◆ **Stated problem**
Extract each line of the data and write it out again exactly.

------------------------------------------------------------

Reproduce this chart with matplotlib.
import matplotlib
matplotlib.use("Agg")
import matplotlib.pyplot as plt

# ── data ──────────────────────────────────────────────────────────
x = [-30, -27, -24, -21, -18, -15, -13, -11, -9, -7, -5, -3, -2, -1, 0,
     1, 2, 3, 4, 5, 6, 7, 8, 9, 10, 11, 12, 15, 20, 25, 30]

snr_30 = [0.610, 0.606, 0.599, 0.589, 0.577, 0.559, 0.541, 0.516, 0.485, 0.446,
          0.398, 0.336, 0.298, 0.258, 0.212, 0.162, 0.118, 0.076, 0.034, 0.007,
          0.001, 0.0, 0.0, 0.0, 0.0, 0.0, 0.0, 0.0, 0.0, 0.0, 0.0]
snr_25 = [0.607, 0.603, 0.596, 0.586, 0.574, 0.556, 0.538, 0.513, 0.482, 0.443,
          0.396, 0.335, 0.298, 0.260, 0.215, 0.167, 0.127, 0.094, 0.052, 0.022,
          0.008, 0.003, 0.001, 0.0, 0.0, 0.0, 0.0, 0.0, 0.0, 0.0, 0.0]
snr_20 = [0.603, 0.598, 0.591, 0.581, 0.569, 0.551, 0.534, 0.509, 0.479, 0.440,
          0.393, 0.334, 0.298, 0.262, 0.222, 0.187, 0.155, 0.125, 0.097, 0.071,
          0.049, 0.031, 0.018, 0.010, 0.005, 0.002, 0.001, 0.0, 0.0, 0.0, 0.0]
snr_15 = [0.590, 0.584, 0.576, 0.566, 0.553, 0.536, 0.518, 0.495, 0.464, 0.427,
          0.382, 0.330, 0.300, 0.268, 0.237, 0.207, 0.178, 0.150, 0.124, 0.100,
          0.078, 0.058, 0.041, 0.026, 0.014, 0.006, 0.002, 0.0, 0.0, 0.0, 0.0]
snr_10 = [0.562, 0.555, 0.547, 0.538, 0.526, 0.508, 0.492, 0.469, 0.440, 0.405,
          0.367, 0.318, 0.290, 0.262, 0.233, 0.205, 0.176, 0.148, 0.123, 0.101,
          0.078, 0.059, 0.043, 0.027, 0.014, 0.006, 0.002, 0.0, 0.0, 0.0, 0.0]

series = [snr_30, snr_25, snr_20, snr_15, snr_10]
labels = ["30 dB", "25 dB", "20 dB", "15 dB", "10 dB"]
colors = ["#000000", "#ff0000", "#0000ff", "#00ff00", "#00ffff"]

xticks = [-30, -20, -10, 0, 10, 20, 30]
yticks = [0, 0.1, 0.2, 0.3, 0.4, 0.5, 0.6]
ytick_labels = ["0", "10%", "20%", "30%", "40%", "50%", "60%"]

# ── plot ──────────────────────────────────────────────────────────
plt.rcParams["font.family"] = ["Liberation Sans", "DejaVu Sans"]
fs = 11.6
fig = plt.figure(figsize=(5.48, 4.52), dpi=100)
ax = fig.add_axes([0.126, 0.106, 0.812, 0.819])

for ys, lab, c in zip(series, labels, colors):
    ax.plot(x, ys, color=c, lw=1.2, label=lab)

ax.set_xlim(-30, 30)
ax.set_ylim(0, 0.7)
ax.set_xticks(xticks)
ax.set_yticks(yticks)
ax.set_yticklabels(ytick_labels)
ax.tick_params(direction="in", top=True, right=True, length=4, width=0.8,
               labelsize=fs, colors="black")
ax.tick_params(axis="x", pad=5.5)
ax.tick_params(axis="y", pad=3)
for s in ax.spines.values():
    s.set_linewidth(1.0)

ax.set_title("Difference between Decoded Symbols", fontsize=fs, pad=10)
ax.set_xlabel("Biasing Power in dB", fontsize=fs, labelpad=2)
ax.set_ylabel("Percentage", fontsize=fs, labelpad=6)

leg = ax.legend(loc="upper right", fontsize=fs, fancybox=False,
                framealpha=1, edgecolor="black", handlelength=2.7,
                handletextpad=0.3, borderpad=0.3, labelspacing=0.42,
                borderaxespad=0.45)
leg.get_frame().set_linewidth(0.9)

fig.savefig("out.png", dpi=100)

------------------------------------------------------------

◆ **Answer for the task**
Reproduce this chart with matplotlib.
import matplotlib
matplotlib.use("Agg")
import matplotlib.pyplot as plt

# ── data ──────────────────────────────────────────────────────────
x = [-30, -27, -24, -21, -18, -15, -13, -11, -9, -7, -5, -3, -2, -1, 0,
     1, 2, 3, 4, 5, 6, 7, 8, 9, 10, 11, 12, 15, 20, 25, 30]

snr_30 = [0.610, 0.606, 0.599, 0.589, 0.577, 0.559, 0.541, 0.516, 0.485, 0.446,
          0.398, 0.336, 0.298, 0.258, 0.212, 0.162, 0.118, 0.076, 0.034, 0.007,
          0.001, 0.0, 0.0, 0.0, 0.0, 0.0, 0.0, 0.0, 0.0, 0.0, 0.0]
snr_25 = [0.607, 0.603, 0.596, 0.586, 0.574, 0.556, 0.538, 0.513, 0.482, 0.443,
          0.396, 0.335, 0.298, 0.260, 0.215, 0.167, 0.127, 0.094, 0.052, 0.022,
          0.008, 0.003, 0.001, 0.0, 0.0, 0.0, 0.0, 0.0, 0.0, 0.0, 0.0]
snr_20 = [0.603, 0.598, 0.591, 0.581, 0.569, 0.551, 0.534, 0.509, 0.479, 0.440,
          0.393, 0.334, 0.298, 0.262, 0.222, 0.187, 0.155, 0.125, 0.097, 0.071,
          0.049, 0.031, 0.018, 0.010, 0.005, 0.002, 0.001, 0.0, 0.0, 0.0, 0.0]
snr_15 = [0.590, 0.584, 0.576, 0.566, 0.553, 0.536, 0.518, 0.495, 0.464, 0.427,
          0.382, 0.330, 0.300, 0.268, 0.237, 0.207, 0.178, 0.150, 0.124, 0.100,
          0.078, 0.058, 0.041, 0.026, 0.014, 0.006, 0.002, 0.0, 0.0, 0.0, 0.0]
snr_10 = [0.562, 0.555, 0.547, 0.538, 0.526, 0.508, 0.492, 0.469, 0.440, 0.405,
          0.367, 0.318, 0.290, 0.262, 0.233, 0.205, 0.176, 0.148, 0.123, 0.101,
          0.078, 0.059, 0.043, 0.027, 0.014, 0.006, 0.002, 0.0, 0.0, 0.0, 0.0]

series = [snr_30, snr_25, snr_20, snr_15, snr_10]
labels = ["30 dB", "25 dB", "20 dB", "15 dB", "10 dB"]
colors = ["#000000", "#ff0000", "#0000ff", "#00ff00", "#00ffff"]

xticks = [-30, -20, -10, 0, 10, 20, 30]
yticks = [0, 0.1, 0.2, 0.3, 0.4, 0.5, 0.6]
ytick_labels = ["0", "10%", "20%", "30%", "40%", "50%", "60%"]

# ── plot ──────────────────────────────────────────────────────────
plt.rcParams["font.family"] = ["Liberation Sans", "DejaVu Sans"]
fs = 11.6
fig = plt.figure(figsize=(5.48, 4.52), dpi=100)
ax = fig.add_axes([0.126, 0.106, 0.812, 0.819])

for ys, lab, c in zip(series, labels, colors):
    ax.plot(x, ys, color=c, lw=1.2, label=lab)

ax.set_xlim(-30, 30)
ax.set_ylim(0, 0.7)
ax.set_xticks(xticks)
ax.set_yticks(yticks)
ax.set_yticklabels(ytick_labels)
ax.tick_params(direction="in", top=True, right=True, length=4, width=0.8,
               labelsize=fs, colors="black")
ax.tick_params(axis="x", pad=5.5)
ax.tick_params(axis="y", pad=3)
for s in ax.spines.values():
    s.set_linewidth(1.0)

ax.set_title("Difference between Decoded Symbols", fontsize=fs, pad=10)
ax.set_xlabel("Biasing Power in dB", fontsize=fs, labelpad=2)
ax.set_ylabel("Percentage", fontsize=fs, labelpad=6)

leg = ax.legend(loc="upper right", fontsize=fs, fancybox=False,
                framealpha=1, edgecolor="black", handlelength=2.7,
                handletextpad=0.3, borderpad=0.3, labelspacing=0.42,
                borderaxespad=0.45)
leg.get_frame().set_linewidth(0.9)

fig.savefig("out.png", dpi=100)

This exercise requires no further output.